Beaucoup néanmoins doute de l’efficacité réel du dispositif de revenu universel. Ils posent notamment la question de son financement ou encore de ses effets – une hausse possible des impôts ? Sans doute est-ce la raison pour laquelle le Conseil national du numérique préconise dans son rapport de réaliser, avant toute mise en ouvre du dispositif, des études de faisabilité. Même si pour son président, Benoît Thieulin, « nous ne pouvons pas ignorer ce mouvement ».Face à l’impossibilité de « prédire » si l’automatisation créera plus d’emplois qu’elle n’en détruira, « les acteurs publics doivent anticiper l’éventualité d’un chômage structurel persistant et d’une montée des inégalités » en trouvant « une nouvelle manière de penser la relation entre le travail et la distribution des richesses », rappelle-t-il.

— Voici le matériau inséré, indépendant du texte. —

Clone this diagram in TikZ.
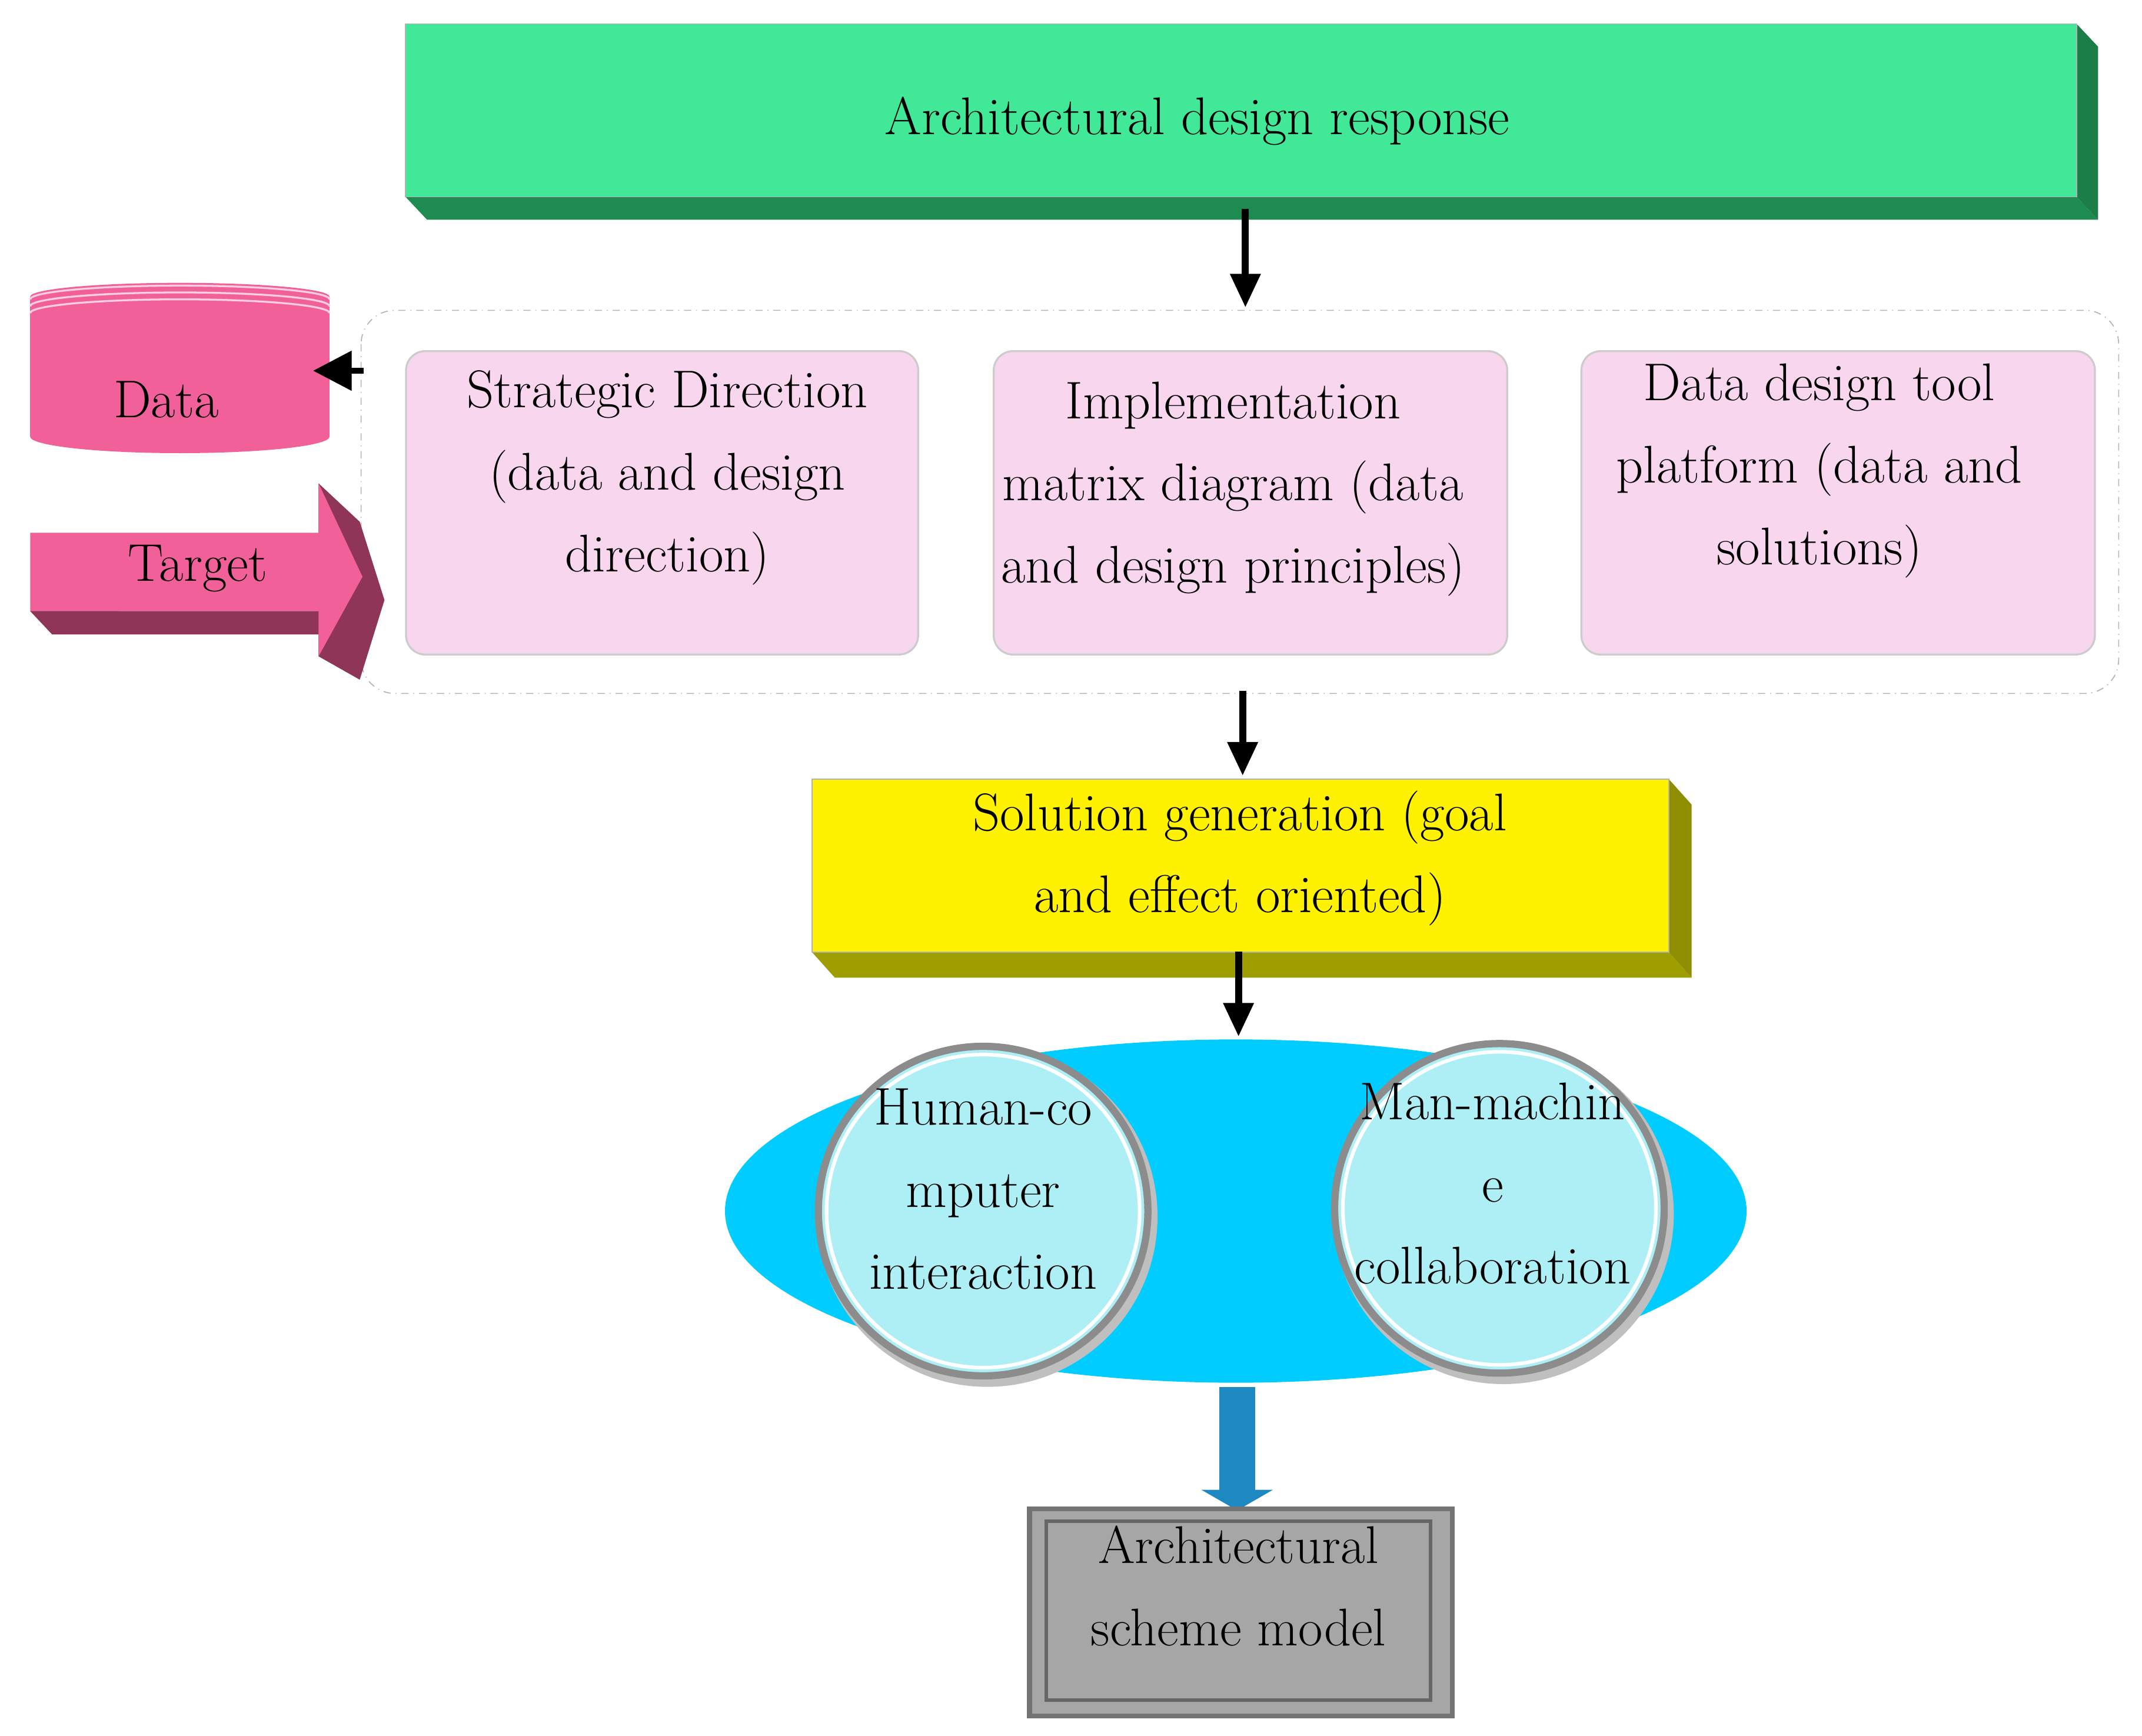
\documentclass[tikz,border=0pt]{standalone}
\usetikzlibrary{arrows.meta}
\definecolor{gfront}{HTML}{40E898}
\definecolor{gside}{HTML}{1E8C50}
\definecolor{pinkc}{HTML}{F2609A}
\definecolor{pinkd}{HTML}{8E3558}
\definecolor{pbox}{HTML}{F8D7EE}
\definecolor{cyanell}{HTML}{00CCFF}
\definecolor{circ}{HTML}{AEEEF5}
\definecolor{olive}{HTML}{9E9E00}
\definecolor{bluearr}{HTML}{1E88C0}
\begin{document}
\begin{tikzpicture}[x=0.02cm,y=-0.02cm,
  txt/.style={font=\fontsize{22}{34}\selectfont,align=center,text=black},
  pinkbox/.style={draw=black!20,fill=pbox,rounded corners=8pt,line width=0.8pt},
  arr/.style={-{Triangle[length=14pt,width=12pt]},line width=3pt}]
\useasboundingbox (0,0) rectangle (1560,1264);
% green box
\fill[gside] (295,143)--(1512,143)--(1528,160)--(311,160)--cycle;
\fill[gside!90!black] (1512,17)--(1528,34)--(1528,160)--(1512,143)--cycle;
\node[fill=gfront,draw=black!30,minimum width=1217*0.02cm,minimum height=126*0.02cm,anchor=north west,inner sep=0] (top) at (295,17) {};
\node[txt] at (872,88) {Architectural design response};
\coordinate (t1) at (907,152); \coordinate (t2) at (907,224);
\draw[arr] (t1)--(t2);
% dashed group
\draw[black!30,dash dot,rounded corners=14pt] (263,226) rectangle (1543,505);
\node[pinkbox,minimum width=373*0.02cm,minimum height=221*0.02cm,anchor=north west] (p1) at (295,255) {};
\node[pinkbox,minimum width=374*0.02cm,minimum height=221*0.02cm,anchor=north west] (p2) at (723,255) {};
\node[pinkbox,minimum width=374*0.02cm,minimum height=221*0.02cm,anchor=north west] (p3) at (1151,255) {};
\node[txt] at (486,348) {Strategic Direction\\(data and design\\direction)};
\node[txt] at (898,356) {Implementation\\matrix diagram (data\\and design principles)};
\node[txt] at (1325,343) {Data design tool\\platform (data and\\solutions)};
% data cylinder
\fill[pinkc] (22,216) rectangle (240,318);
\fill[pinkc] (131,318) ellipse (109 and 12);
\fill[pinkc] (131,216) ellipse (109 and 10);
\foreach \d in {0,5,10} \draw[white!70!pinkc,line width=0.8pt] (22,218+\d) arc[start angle=180,end angle=360,x radius=109,y radius=10];
\node[txt] (data) at (121,291) {Data};
\coordinate (dA) at (265,270); \coordinate (dB) at (228,270);
\draw[-{Triangle[length=16pt,width=16pt]},line width=2.5pt] (dA)--(dB);
% target arrow
\fill[pinkd] (22,445)--(232,445)--(232,478)--(262,495)--(280,437)--(262,380)--(232,352)--(232,395)--(38,462)--(22,445)--cycle;
\fill[pinkd] (22,445)--(38,462)--(248,462)--(248,445)--cycle;
\fill[pinkc] (22,388)--(232,388)--(232,352)--(264,420)--(232,478)--(232,445)--(22,445)--cycle;
\node[txt] (target) at (144,414) {Target};
\coordinate (m1) at (905,503); \coordinate (m2) at (905,565);
\draw[arr] (m1)--(m2);
% yellow box
\fill[olive] (591,693)--(1215,693)--(1232,712)--(608,712)--cycle;
\fill[olive!90!black] (1215,567)--(1232,586)--(1232,712)--(1215,693)--cycle;
\node[fill=yellow,draw=black!30,minimum width=624*0.02cm,minimum height=126*0.02cm,anchor=north west,inner sep=0] (sol) at (591,567) {};
\node[txt] at (903,625) {Solution generation (goal\\and effect oriented)};
\coordinate (s1) at (902,693); \coordinate (s2) at (902,755);
\draw[arr] (s1)--(s2);
% ellipse & circles
\fill[cyanell] (900,882) ellipse (372 and 125);
\foreach \cx/\cy in {716/882,1092/880}{
  \fill[black!25] (\cx+3,\cy+4) circle (124);
  \fill[circ,draw=black!45,line width=3pt] (\cx,\cy) circle (120);
  \draw[white,line width=1.5pt] (\cx,\cy) circle (114);}
\node[txt] (hci) at (716,866) {Human-co\\mputer\\interaction};
\node[txt] (mmc) at (1087,862) {Man-machin\\e\\collaboration};
% blue arrow
\fill[bluearr] (888,1010) rectangle (914,1085);
\fill[bluearr] (875,1085)--(927,1085)--(901,1100)--cycle;
% gray box
\node[fill=black!35,draw=black!55,line width=2pt,minimum width=308*0.02cm,minimum height=151*0.02cm,anchor=north west,inner sep=0] (arch) at (748,1097) {};
\draw[black!60,line width=1.5pt] (762,1108) rectangle (1042,1238);
\node[txt] at (902,1155) {Architectural\\scheme model};
\end{tikzpicture}
\end{document}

Si donc, l’idée a encore du mal à pénétrer la sphère politique,la crise pourrait bien accélérer les choses. Avec un chômage record en France, une précarité grandissante et une économie en berne, rémunérer toute contribution aux richesses matérielles ou immatérielles et non plus seulement le travail au profit d’une entreprise, permettra peut-être de sortir de la crise. C’est bien ce qui ressort des expériences qui ont été menées un peu partout dans le monde.